を見つけ出す喜びを、思い起こさせてくれるせいではないだろうか?  

 、、、といった感じの惹句で、この書評を書き始めようと思ったのは、実
は中途の段階であった。3章までの雰囲気で最後まで続いていたならば、昨
年度のミステリ界のベスト選出のダークホース的な存在であり、なんとSR
では、採点リスト外だったにも関わらず1位を獲得してしまった本書に、私
も1票を投じたくなっていただろう(しかし、SRではリスト外だったこと
が、かえって有利に働いたのだろう。平均点で採点されるSRでは、リスト
に入っていれば読んだ人全員が点を付けるのに対し、リスト外作品をわざわ
ざ上げる人は、本当に好きな人ばかりだろうから、結果的に平均点が上がる
傾向にあるようだ。私は本書は充分にミステリであると感じた。リストに挙
げられてしかるべき作品で、同じ条件での採点結果を見たかったものだ)

 さて、話が脱線したが、4章には残念ながらちょっと興醒めさせられた。
私は本の内部は、一つの世界なのだと思う。本を読む行為は、その世界の中
に足を踏み入れ、その世界の中を旅することに近い(一方でまた、それらを
離れて見ている自分というのもあるのは事実だが)。         

 3章までは、その旅が心地よかった。1冊の書を巡って、作中作という形
式ではないのに、その内部の本の内と外とが、付かず離れず呼応していく、
そのたゆたう感覚が、ゆらゆらと気持ち良かったのだ。

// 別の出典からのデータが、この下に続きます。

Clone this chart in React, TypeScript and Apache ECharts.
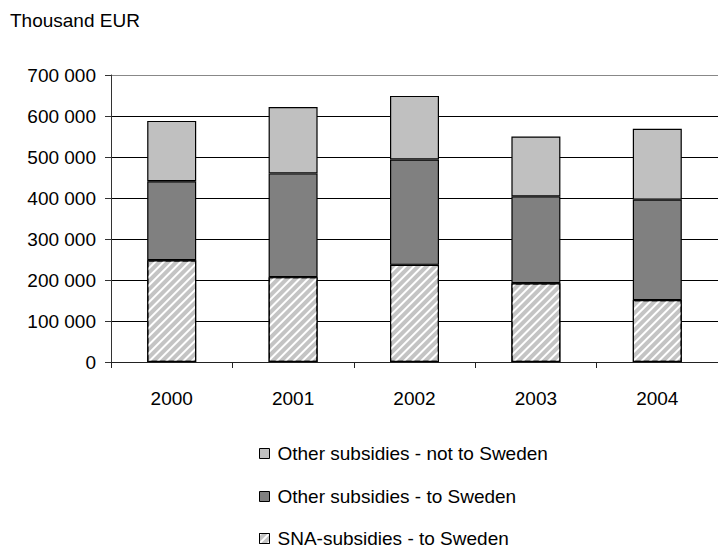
import React, { useEffect, useRef } from "react";
import * as echarts from "echarts";

const years = ["2000", "2001", "2002", "2003", "2004"];
const snaToSweden = [248000, 207000, 237000, 192000, 151000];
const otherToSweden = [193000, 253000, 257000, 212000, 245000];
const otherNotToSweden = [147000, 162000, 155000, 146000, 173000];
const seriesNames = [
  "SNA-subsidies - to Sweden",
  "Other subsidies - to Sweden",
  "Other subsidies - not to Sweden",
];
const legendOrder = [seriesNames[2], seriesNames[1], seriesNames[0]];

const FONT = "'Liberation Sans', Arial, sans-serif";

function fmt(v: number): string {
  return String(v).replace(/\B(?=(\d{3})+(?!\d))/g, " ");
}

export default function App() {
  const ref = useRef<HTMLDivElement>(null);
  useEffect(() => {
    if (!ref.current) return;
    const chart = echarts.init(ref.current, null, { renderer: "svg" });
    const border = { borderColor: "#000", borderWidth: 1.2 };
    const legendTops = [439, 482, 524];
    chart.setOption({
      animation: false,
      backgroundColor: "#fff",
      textStyle: { fontFamily: FONT },
      title: {
        text: "Thousand EUR",
        left: 5,
        top: 6,
        textStyle: { fontSize: 19, fontWeight: "normal", color: "#000", fontFamily: FONT },
      },
      grid: { left: 111, top: 75, width: 616, height: 287, containLabel: false },
      legend: legendOrder.map((name, i) => ({
        data: [name],
        orient: "vertical",
        left: 254,
        top: legendTops[i],
        itemWidth: 10,
        itemHeight: 10,
        icon: "rect",
        textStyle: { fontSize: 19, color: "#000", fontFamily: FONT, padding: [0, 0, 0, 3] },
        itemStyle: { borderColor: "#000", borderWidth: 1 },
      })),
      xAxis: {
        type: "category",
        data: years,
        axisLine: { lineStyle: { color: "#222", width: 1 } },
        axisTick: { show: true, length: 6, lineStyle: { color: "#222" } },
        axisLabel: { fontSize: 19, color: "#000", margin: 27, fontFamily: FONT },
      },
      yAxis: {
        type: "value",
        min: 0,
        max: 700000,
        interval: 100000,
        axisLine: { show: true, lineStyle: { color: "#333", width: 1 } },
        axisTick: { show: true, length: 6, lineStyle: { color: "#333" } },
        axisLabel: {
          fontSize: 19,
          color: "#000",
          margin: 15,
          fontFamily: FONT,
          formatter: (v: number) => fmt(v),
        },
        splitLine: {
          show: true,
          lineStyle: {
            color: ["#000", "#000", "#000", "#000", "#000", "#000", "#000", "#888"],
            width: 1,
          },
        },
      },
      series: [
        {
          name: seriesNames[0],
          type: "bar",
          stack: "total",
          barWidth: 49,
          data: snaToSweden,
          itemStyle: {
            color: "#c4c4c4",
            ...border,
            decal: {
              symbol: "rect",
              symbolSize: 1,
              color: "#ffffff",
              dashArrayX: [1, 0],
              dashArrayY: [2, 4],
              rotation: -Math.PI / 4,
            },
          },
        },
        {
          name: seriesNames[1],
          type: "bar",
          stack: "total",
          barWidth: 49,
          data: otherToSweden,
          itemStyle: { color: "#808080", ...border },
        },
        {
          name: seriesNames[2],
          type: "bar",
          stack: "total",
          barWidth: 49,
          data: otherNotToSweden,
          itemStyle: { color: "#c0c0c0", ...border },
        },
      ],
    });
    return () => chart.dispose();
  }, []);
  return <div ref={ref} style={{ width: 718, height: 554, position: "absolute", left: 0, top: 0 }} />;
}
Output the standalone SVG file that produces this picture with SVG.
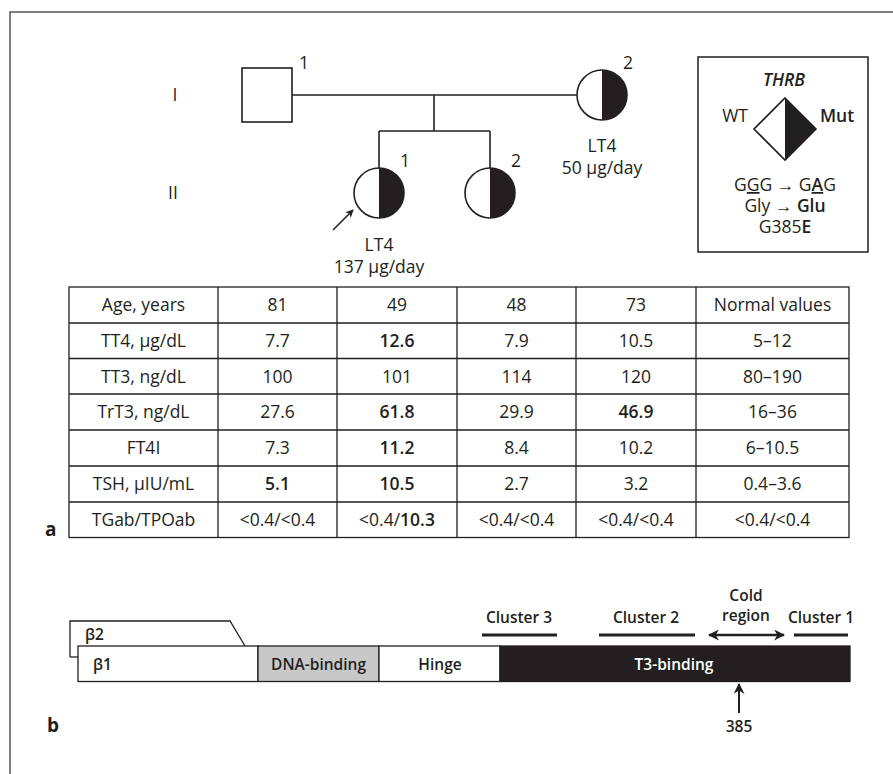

しかし、4章では、
いきなり一番外側にあるはずの「三月は深き紅の淵を」(つまり講談社版と
いうことだ)から、更に外に突き抜けてしまった。本の内部の世界を探索し
ていたら、いきなり本の外側に引っぱり出されてしまったというわけだ。本
の性格によっては、こういうメタ的な多層構造がはまることもあるのだが、
本書にはどうもそぐわない印象を受けた。のみならず、私の気に入ってた感
覚も「狙いなんだよぉ」と(勿論そういう言い方ではないが)説明されてし
まうと、大いに興を削がれてしまう。あくまで、本の世界の中で遊ばせて欲
しかった。これが減点対象であるが、やはり本を愛する者としては、愛した
くさせてくれる”雰囲気”を持った作品だと思う。採点は7点。